Start of Stored rows

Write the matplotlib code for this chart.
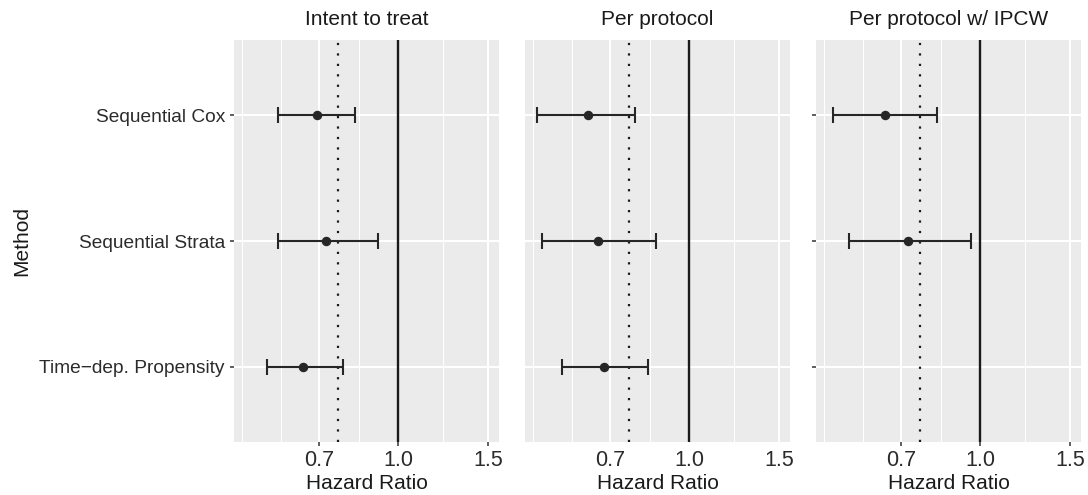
import numpy as np
import matplotlib
matplotlib.use("Agg")
import matplotlib.pyplot as plt

plt.rcParams['font.family'] = ['Liberation Sans', 'DejaVu Sans']

# Dane
methods = ["Sequential Cox", "Sequential Strata", "Time\u2212dep. Propensity"]
panels = ["Intent to treat", "Per protocol", "Per protocol w/ IPCW"]

hr_est = [
    [0.693, 0.722, 0.652],
    [0.633, 0.663, 0.682],
    [0.652, 0.722, np.nan],
]
hr_low = [
    [0.582, 0.582, 0.553],
    [0.504, 0.514, 0.564],
    [0.514, 0.553, np.nan],
]
hr_high = [
    [0.824, 0.912, 0.781],
    [0.783, 0.863, 0.832],
    [0.822, 0.960, np.nan],
]
ref_line = 0.763
x_breaks = [0.7, 1.0, 1.5]
x_labels = ["0.7", "1.0", "1.5"]
x_minor = [0.495, 0.59, 0.837, 1.225]


def draw_panel(ax, k, show_ticks, show_labels):
    ax.set_facecolor('#EBEBEB')
    for s in ax.spines.values():
        s.set_visible(False)
    ax.set_xscale('log')
    ax.set_xlim(0.477, 1.578)
    ax.set_ylim(2.6, -0.6)

    ax.set_xticks(x_breaks)
    ax.set_xticklabels(x_labels)
    ax.set_xticks(x_minor, minor=True)
    ax.set_xticklabels([], minor=True)
    ax.set_yticks(range(len(methods)))
    ax.set_yticklabels(methods if show_labels else [])

    ax.grid(which='major', color='white', linewidth=1.5)
    ax.grid(which='minor', axis='x', color='white', linewidth=0.75)
    ax.set_axisbelow(True)

    # w środkowym panelu kreski podziałki są niewidoczne
    tick_w = 1.1 if show_ticks else 0
    ax.tick_params(which='major', length=3.0, width=tick_w, color='#333333',
                   labelcolor='#2b2b2b', pad=2.5)
    ax.tick_params(which='minor', length=0)
    ax.tick_params(axis='x', labelsize=15.5)
    ax.tick_params(axis='y', labelsize=13.8, pad=3.5)

    ax.axvline(ref_line, color='#1a1a1a', linewidth=1.6, linestyle=(0, (1, 3.7)))
    ax.axvline(1.0, color='#1a1a1a', linewidth=1.7)

    est = np.array(hr_est[k])
    low = np.array(hr_low[k])
    high = np.array(hr_high[k])
    y = np.arange(len(methods))
    ok = ~np.isnan(est)
    ax.errorbar(est[ok], y[ok], xerr=[est[ok] - low[ok], high[ok] - est[ok]],
                fmt='o', ms=5.8, color='#262626', ecolor='#262626',
                elinewidth=1.5, capsize=6, capthick=1.5, zorder=3)

    ax.set_title(panels[k], fontsize=15, color='#1a1a1a', pad=10.5)
    ax.set_xlabel("Hazard Ratio", fontsize=15, color='#1a1a1a', labelpad=2.5)


fig = plt.figure(figsize=(10.88, 4.95), dpi=100)
bottom = 1 - 442 / 495
height = (442 - 40) / 495
lefts = [234, 525, 816]
width = 265 / 1088
for k in range(3):
    ax = fig.add_axes([lefts[k] / 1088, bottom, width, height])
    draw_panel(ax, k, show_ticks=(k != 1), show_labels=(k == 0))

fig.text(22 / 1088, 1 - 241 / 495, "Method", rotation=90, ha='center',
         va='center', fontsize=15, color='#1a1a1a')

plt.savefig('out.png', dpi=100)
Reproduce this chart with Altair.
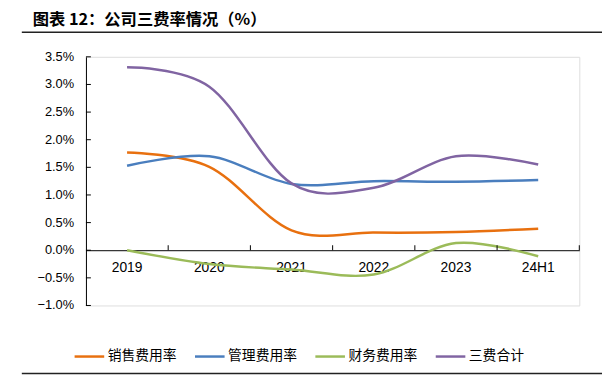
import altair as alt
import pandas as pd

years = ["2019", "2020", "2021", "2022", "2023", "24H1"]
series_names = ["销售费用率", "管理费用率", "财务费用率", "三费合计"]
sales = [1.77, 1.51, 0.36, 0.32, 0.33, 0.39]
admin = [1.53, 1.70, 1.20, 1.25, 1.24, 1.27]
finance = [0.00, -0.25, -0.35, -0.44, 0.13, -0.11]
total = [3.31, 2.96, 1.21, 1.13, 1.70, 1.55]
colors = ["#E8700F", "#4A7EBE", "#9BBB59", "#8064A2"]
y_ticks = [-1.0, -0.5, 0.0, 0.5, 1.0, 1.5, 2.0, 2.5, 3.0, 3.5]
y_tick_labels = ["−1.0%", "−0.5%", "0.0%", "0.5%", "1.0%", "1.5%", "2.0%", "2.5%", "3.0%", "3.5%"]
title_text = "图表 12：公司三费率情况（%）"

rows = []
for name, vals in zip(series_names, [sales, admin, finance, total]):
    for y, v in zip(years, vals):
        rows.append({"year": y, "series": name, "value": v})
df = pd.DataFrame(rows)
df_years = pd.DataFrame({"year": years})
df_ticks = pd.DataFrame({"value": y_ticks, "label": y_tick_labels})

W, H = 500, 252
ymin, ymax = -1.0, 3.5
zero_offset = -H * (0 - ymin) / (ymax - ymin)

xscale = alt.Scale(type="band", domain=years, paddingInner=0, paddingOuter=0)
yscale = alt.Scale(domain=[ymin, ymax], nice=False, zero=False)

x_axis = alt.Axis(orient="bottom", offset=zero_offset, title=None, labelAngle=0,
                  bandPosition=0.5, labelAlign="center",
                  ticks=False, domain=True, domainColor="#000000", domainWidth=1,
                  labelFont="Liberation Sans", labelFontSize=14, labelColor="#000000",
                  labelPadding=11, grid=False)
y_axis = alt.Axis(title=None, values=y_ticks, ticks=False, domain=True,
                  domainColor="#000000", domainWidth=1, grid=False, labels=False)

lines = alt.Chart(df).mark_line(strokeWidth=2.5, interpolate="cardinal").encode(
    x=alt.X("year:N", scale=xscale, bandPosition=0.5, sort=years, axis=x_axis),
    y=alt.Y("value:Q", scale=yscale, axis=y_axis),
    color=alt.Color("series:N", scale=alt.Scale(domain=series_names, range=colors),
                    sort=series_names,
                    legend=alt.Legend(orient="none", legendX=-13, legendY=287, direction="horizontal",
                                      title=None, symbolType="stroke", symbolSize=900,
                                      symbolStrokeWidth=2.5, labelFont="Noto Sans CJK SC",
                                      labelFontSize=14, labelColor="#000000", labelOffset=2,
                                      columnPadding=13)),
)

xticks = alt.Chart(df_years).mark_rule(color="#000000", strokeWidth=1).encode(
    x=alt.X("year:N", scale=xscale, bandPosition=1, sort=years, axis=x_axis),
    y=alt.datum(0.0),
    y2=alt.datum(0.09),
)

yticks = alt.Chart(df_ticks).mark_rule(color="#000000", strokeWidth=1).encode(
    y=alt.Y("value:Q", scale=yscale, axis=y_axis),
    x=alt.value(0),
    x2=alt.value(5),
)

ylabels = alt.Chart(df_ticks).mark_text(
    align="right", baseline="middle", font="Liberation Sans", fontSize=13, color="#000000"
).encode(
    y=alt.Y("value:Q", scale=yscale, axis=y_axis),
    x=alt.value(-12),
    text="label:N",
)

title = alt.Chart(pd.DataFrame({"t": [title_text]})).mark_text(
    align="left", baseline="middle", font="Noto Sans CJK SC", fontWeight="bold",
    fontSize=16.5, color="#000000"
).encode(text="t:N", x=alt.value(-54), y=alt.value(-37))

top_rule = alt.Chart(pd.DataFrame({"a": [0]})).mark_rule(color="#222222", strokeWidth=1.5).encode(
    x=alt.value(-65), x2=alt.value(523), y=alt.value(-25))
bottom_rule = alt.Chart(pd.DataFrame({"a": [0]})).mark_rule(color="#222222", strokeWidth=1.5).encode(
    x=alt.value(-65), x2=alt.value(523), y=alt.value(321))

chart = alt.layer(lines, yticks, xticks, ylabels, title, top_rule, bottom_rule).properties(
    width=W, height=H,
    padding={"left": 79, "top": 47, "right": 23, "bottom": 70},
    autosize=alt.AutoSizeParams(type="none"),
).configure_view(stroke=None).configure(background="#ffffff")

chart.save("out.html", embed_options={"renderer": "svg", "actions": False})
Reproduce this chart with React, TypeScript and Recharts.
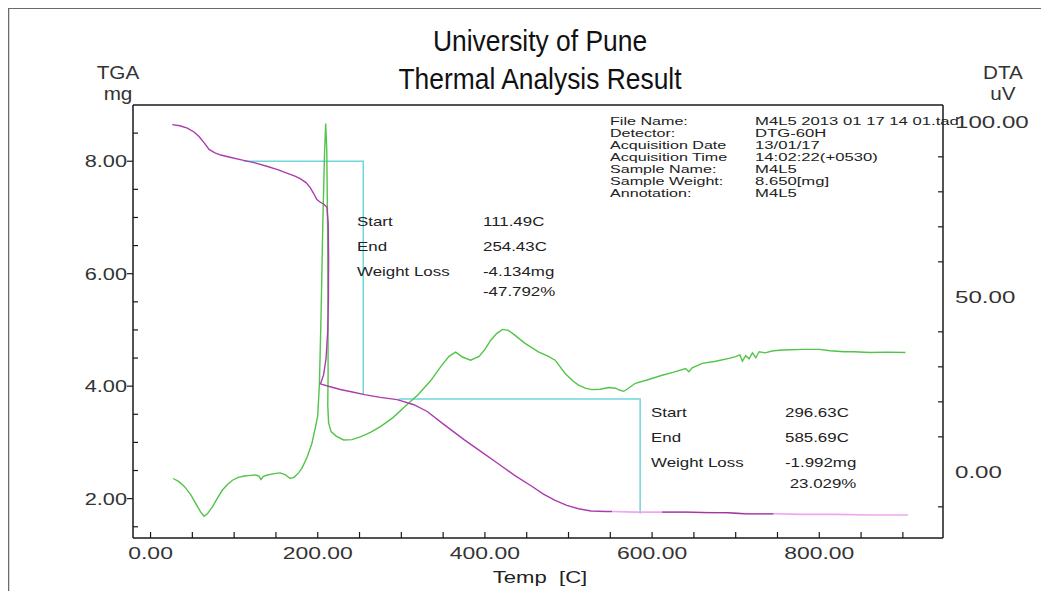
import React from 'react';
import { ComposedChart, Line, XAxis, YAxis, ReferenceLine } from 'recharts';

// ---------- data ----------
// TGA (mg) main section, temperature in C
const tgaMainT = [26, 35, 44, 52, 58, 64, 70, 77, 84, 95, 110, 125, 139, 152, 163, 172, 179, 186, 191, 195, 199, 203, 207, 211, 212.5, 213, 212.8, 212, 210, 207, 204, 203, 215, 227, 240, 256, 275, 295, 315, 331, 350, 375, 395, 416, 436, 456, 470, 484, 498, 512, 527, 545, 552];
const tgaMainV = [8.65, 8.63, 8.59, 8.52, 8.44, 8.33, 8.21, 8.15, 8.11, 8.07, 8.02, 7.97, 7.91, 7.85, 7.79, 7.74, 7.69, 7.62, 7.53, 7.43, 7.32, 7.27, 7.24, 7.18, 6.9, 6.3, 5.6, 5.0, 4.5, 4.2, 4.07, 4.04, 3.99, 3.94, 3.9, 3.85, 3.8, 3.76, 3.67, 3.55, 3.33, 3.05, 2.84, 2.62, 2.41, 2.22, 2.08, 1.97, 1.88, 1.82, 1.78, 1.77, 1.77];
// TGA tail (lighter trace)
const tgaTailT = [552, 580, 610, 640, 680, 720, 745, 780, 820, 860, 906];
const tgaTailV = [1.77, 1.76, 1.76, 1.76, 1.75, 1.73, 1.73, 1.72, 1.72, 1.71, 1.71];
// darker pieces on the tail
const tgaDarkT = [612, 640, 665, 690, 700, 712, 720, 745];
const tgaDarkV = [1.76, 1.76, 1.75, 1.75, 1.74, 1.73, 1.73, 1.73];

// DTA (uV)
const dtaT = [27, 34, 41, 48, 54, 60, 64, 68, 74, 80, 86, 92, 98, 105, 112, 120, 126, 130, 132, 135, 140, 148, 155, 161, 167, 172, 177, 181, 187, 193, 197, 200, 202, 204, 206, 208, 209.5, 210.8, 211.8, 212.3, 212.4, 212, 213, 216, 222, 231, 241, 251, 263, 275, 290, 305, 320, 335, 347, 357, 365, 373, 383, 393, 400, 407, 414, 421, 428, 435, 448, 464, 476, 484, 496, 505, 512, 520, 528, 538, 548, 556, 562, 566, 570, 580, 595, 612, 625, 640, 644, 648, 660, 676, 692, 700, 705, 708, 712, 716, 720, 724, 728, 735, 745, 757, 781, 800, 813, 830, 841, 861, 880, 903];
const dtaV = [-1.9, -2.8, -4.3, -6.5, -9.0, -11.5, -12.7, -12.0, -10.0, -7.5, -5.2, -3.6, -2.4, -1.6, -1.2, -1.0, -0.9, -1.3, -2.2, -1.3, -0.9, -0.5, -0.3, -0.8, -1.9, -1.5, -0.3, 1.0, 4.0, 8.1, 12.5, 16.0, 25, 45, 70, 90, 99.5, 92, 70, 45, 28, 19, 14, 11.5, 10.2, 9.1, 9.2, 10.0, 11.3, 12.9, 15.5, 18.8, 22.0, 26.0, 30.0, 33.0, 34.2, 32.8, 31.9, 33.0, 35.0, 37.6, 39.5, 40.7, 40.4, 39.2, 36.7, 34.3, 33.0, 31.9, 28.1, 26.0, 24.8, 23.9, 23.5, 23.6, 24.1, 23.9, 23.3, 23.0, 23.6, 25.3, 26.3, 27.6, 28.4, 29.5, 28.6, 29.7, 31.0, 31.6, 32.4, 32.9, 33.4, 31.6, 33.2, 32.3, 34.0, 32.6, 34.3, 34.0, 34.6, 34.8, 35.0, 35.0, 34.6, 34.3, 34.3, 34.1, 34.2, 34.1];

// weight-loss step construction lines
const step1T = [111.49, 254.43, 254.43];
const step1V = [8.0, 8.0, 3.85];
const step2T = [296.63, 585.69, 585.69];
const step2V = [3.77, 3.77, 1.73];

// axes
const X_DOMAIN: [number, number] = [-21, 948];
const TGA_DOMAIN: [number, number] = [1.3, 9.0];
const DTA_DOMAIN: [number, number] = [-18.9, 104.8];
const xTicks = [0, 50, 100, 150, 200, 250, 300, 350, 400, 450, 500, 550, 600, 650, 700, 750, 800, 850, 900];
const xLabelTicks = [0, 200, 400, 600, 800];
const tgaTicks = [1.5, 2, 2.5, 3, 3.5, 4, 4.5, 5, 5.5, 6, 6.5, 7, 7.5, 8, 8.5];
const tgaLabelTicks = [2, 4, 6, 8];
const dtaTicks = [-10, 0, 10, 20, 30, 40, 50, 60, 70, 80, 90, 100];
const dtaLabelTicks = [0, 50, 100];

// text
const titleLines = ['University of Pune', 'Thermal Analysis Result'];
const infoLabels = ['File Name:', 'Detector:', 'Acquisition Date', 'Acquisition Time', 'Sample Name:', 'Sample Weight:', 'Annotation:'];
const infoValues = ['M4L5 2013 01 17 14 01.tad', 'DTG-60H', '13/01/17', '14:02:22(+0530)', 'M4L5', '8.650[mg]', 'M4L5'];
const step1Labels = ['Start', 'End', 'Weight Loss'];
const step1Values = ['111.49C', '254.43C', '-4.134mg', '-47.792%'];
const step2Labels = ['Start', 'End', 'Weight Loss'];
const step2Values = ['296.63C', '585.69C', '-1.992mg', ' 23.029%'];

const pts = (t: number[], v: number[]) => t.map((tt, i) => ({ t: tt, v: v[i] }));

const FONT = "'Liberation Sans', Arial, Helvetica, sans-serif";
const AXIS = '#1a1a1a';

const Txt = ({ x, y, size, anchor = 'start', sx = 1.15, fill = '#222', children }: any) => (
  <text
    transform={`translate(${x},${y}) scale(${sx},1)`}
    fontSize={size}
    textAnchor={anchor}
    fontFamily={FONT}
    fill={fill}
    style={{ whiteSpace: 'pre' }}
  >
    {children}
  </text>
);

const XTick = (props: any) => {
  const { x, y, payload } = props;
  const v = payload.value;
  return (
    <g>
      <line x1={x} x2={x} y1={y} y2={y - 6} stroke={AXIS} strokeWidth={1.2} />
      {xLabelTicks.includes(v) && (
        <Txt x={x} y={y + 21} size={17} anchor="middle" sx={1.35} fill="#333">
          {v.toFixed(2)}
        </Txt>
      )}
    </g>
  );
};

const LeftTick = (props: any) => {
  const { x, y, payload } = props;
  const v = payload.value;
  const major = tgaLabelTicks.includes(v);
  return (
    <g>
      {major ? (
        <line x1={x - 6} x2={x} y1={y} y2={y} stroke={AXIS} strokeWidth={1.2} />
      ) : (
        <line x1={x} x2={x + 5} y1={y} y2={y} stroke={AXIS} strokeWidth={1.2} />
      )}
      {major && (
        <Txt x={x - 6} y={y + 6} size={17} anchor="end" sx={1.28} fill="#333">
          {v.toFixed(2)}
        </Txt>
      )}
    </g>
  );
};

const RightTick = (props: any) => {
  const { x, y, payload } = props;
  const v = payload.value;
  const major = dtaLabelTicks.includes(v);
  return (
    <g>
      {!major && <line x1={x - 5} x2={x} y1={y} y2={y} stroke={AXIS} strokeWidth={1.2} />}
      {major && (
        <Txt x={x + 12} y={y + 6} size={17} anchor="start" sx={1.42} fill="#333">
          {v.toFixed(2)}
        </Txt>
      )}
    </g>
  );
};

export default function App() {
  return (
    <div style={{ position: 'relative', width: 1033, height: 583 }}>
      <ComposedChart width={1033} height={583} margin={{ top: 97, right: 0, bottom: 0, left: 0 }}>
        <XAxis
          xAxisId="x"
          dataKey="t"
          type="number"
          domain={X_DOMAIN}
          allowDataOverflow
          ticks={xTicks}
          interval={0}
          tickSize={0}
          tickMargin={0}
          tickLine={false}
          tick={(p: any) => <XTick {...p} />}
          axisLine={{ stroke: AXIS, strokeWidth: 1.5 }}
          height={53}
        />
        <YAxis
          yAxisId="tga"
          orientation="left"
          type="number"
          domain={TGA_DOMAIN}
          allowDataOverflow
          ticks={tgaTicks}
          interval={0}
          tickSize={0}
          tickMargin={0}
          tickLine={false}
          tick={(p: any) => <LeftTick {...p} />}
          axisLine={{ stroke: AXIS, strokeWidth: 1.5 }}
          width={125}
        />
        <YAxis
          yAxisId="dta"
          orientation="right"
          type="number"
          domain={DTA_DOMAIN}
          allowDataOverflow
          ticks={dtaTicks}
          interval={0}
          tickSize={0}
          tickMargin={0}
          tickLine={false}
          tick={(p: any) => <RightTick {...p} />}
          axisLine={{ stroke: AXIS, strokeWidth: 1.5 }}
          width={98}
        />
        <ReferenceLine xAxisId="x" yAxisId="tga" y={TGA_DOMAIN[1]} stroke={AXIS} strokeWidth={1.5} />

        <Line xAxisId="x" yAxisId="tga" data={pts(step1T, step1V)} dataKey="v" stroke="#6fd6da" strokeWidth={1.5} dot={false} isAnimationActive={false} />
        <Line xAxisId="x" yAxisId="tga" data={pts(step2T, step2V)} dataKey="v" stroke="#6fd6da" strokeWidth={1.5} dot={false} isAnimationActive={false} />
        <Line xAxisId="x" yAxisId="dta" data={pts(dtaT, dtaV)} dataKey="v" stroke="#52c44a" strokeWidth={1.4} dot={false} isAnimationActive={false} />
        <Line xAxisId="x" yAxisId="tga" data={pts(tgaTailT, tgaTailV)} dataKey="v" stroke="#efa6ef" strokeWidth={1.6} dot={false} isAnimationActive={false} />
        <Line xAxisId="x" yAxisId="tga" data={pts(tgaDarkT, tgaDarkV)} dataKey="v" stroke="#9a3a9a" strokeWidth={1.3} dot={false} isAnimationActive={false} />
        <Line xAxisId="x" yAxisId="tga" data={pts(tgaMainT, tgaMainV)} dataKey="v" stroke="#ab3cae" strokeWidth={1.4} dot={false} isAnimationActive={false} />
      </ComposedChart>

      <svg
        width={1049}
        height={599}
        style={{ position: 'absolute', left: -8, top: -8, pointerEvents: 'none' }}
      >
        {/* outer page frame */}
        <line x1={6} y1={8} x2={1049} y2={8} stroke="#6a6a6a" strokeWidth={2} />
        <line x1={8} y1={7} x2={8} y2={599} stroke="#6a6a6a" strokeWidth={2.5} />

        {/* titles */}
        <Txt x={540} y={51} size={30} anchor="middle" sx={0.88} fill="#111">{titleLines[0]}</Txt>
        <Txt x={540} y={89} size={30} anchor="middle" sx={0.88} fill="#111">{titleLines[1]}</Txt>

        {/* axis unit labels */}
        <Txt x={118} y={79} size={18} anchor="middle" fill="#333">TGA</Txt>
        <Txt x={118} y={100} size={18} anchor="middle" fill="#333">mg</Txt>
        <Txt x={1003} y={79} size={18} anchor="middle" fill="#333">DTA</Txt>
        <Txt x={1003} y={100} size={18} anchor="middle" fill="#333">uV</Txt>
        <Txt x={540} y={583} size={17} anchor="middle" sx={1.3} fill="#222">Temp  [C]</Txt>

        {/* info block */}
        {infoLabels.map((s, i) => (
          <Txt key={'il' + i} x={610} y={125 + i * 12} size={11.5} sx={1.4} fill="#222">{s}</Txt>
        ))}
        {infoValues.map((s, i) => (
          <Txt key={'iv' + i} x={755} y={125 + i * 12} size={11.5} sx={1.45} fill="#222">{s}</Txt>
        ))}

        {/* step 1 annotation */}
        {step1Labels.map((s, i) => (
          <Txt key={'s1l' + i} x={357} y={226 + i * 25} size={13} sx={1.3} fill="#222">{s}</Txt>
        ))}
        {step1Values.map((s, i) => (
          <Txt key={'s1v' + i} x={483} y={i < 3 ? 226 + i * 25 : 296} size={13} sx={1.3} fill="#222">{s}</Txt>
        ))}

        {/* step 2 annotation */}
        {step2Labels.map((s, i) => (
          <Txt key={'s2l' + i} x={651} y={417 + i * 25} size={13} sx={1.3} fill="#222">{s}</Txt>
        ))}
        {step2Values.map((s, i) => (
          <Txt key={'s2v' + i} x={785} y={i < 3 ? 417 + i * 25 : 488} size={13} sx={1.3} fill="#222">{s}</Txt>
        ))}
      </svg>
    </div>
  );
}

End of Stored rows

■ Task prompt:
Leave the pictures out, and restate exactly the lines from the start of the records through the one that contains "ax.set_axisbelow(True)".

■ Result:
Write the matplotlib code for this chart.
import numpy as np
import matplotlib
matplotlib.use("Agg")
import matplotlib.pyplot as plt

plt.rcParams['font.family'] = ['Liberation Sans', 'DejaVu Sans']

# Dane
methods = ["Sequential Cox", "Sequential Strata", "Time\u2212dep. Propensity"]
panels = ["Intent to treat", "Per protocol", "Per protocol w/ IPCW"]

hr_est = [
    [0.693, 0.722, 0.652],
    [0.633, 0.663, 0.682],
    [0.652, 0.722, np.nan],
]
hr_low = [
    [0.582, 0.582, 0.553],
    [0.504, 0.514, 0.564],
    [0.514, 0.553, np.nan],
]
hr_high = [
    [0.824, 0.912, 0.781],
    [0.783, 0.863, 0.832],
    [0.822, 0.960, np.nan],
]
ref_line = 0.763
x_breaks = [0.7, 1.0, 1.5]
x_labels = ["0.7", "1.0", "1.5"]
x_minor = [0.495, 0.59, 0.837, 1.225]


def draw_panel(ax, k, show_ticks, show_labels):
    ax.set_facecolor('#EBEBEB')
    for s in ax.spines.values():
        s.set_visible(False)
    ax.set_xscale('log')
    ax.set_xlim(0.477, 1.578)
    ax.set_ylim(2.6, -0.6)

    ax.set_xticks(x_breaks)
    ax.set_xticklabels(x_labels)
    ax.set_xticks(x_minor, minor=True)
    ax.set_xticklabels([], minor=True)
    ax.set_yticks(range(len(methods)))
    ax.set_yticklabels(methods if show_labels else [])

    ax.grid(which='major', color='white', linewidth=1.5)
    ax.grid(which='minor', axis='x', color='white', linewidth=0.75)
    ax.set_axisbelow(True)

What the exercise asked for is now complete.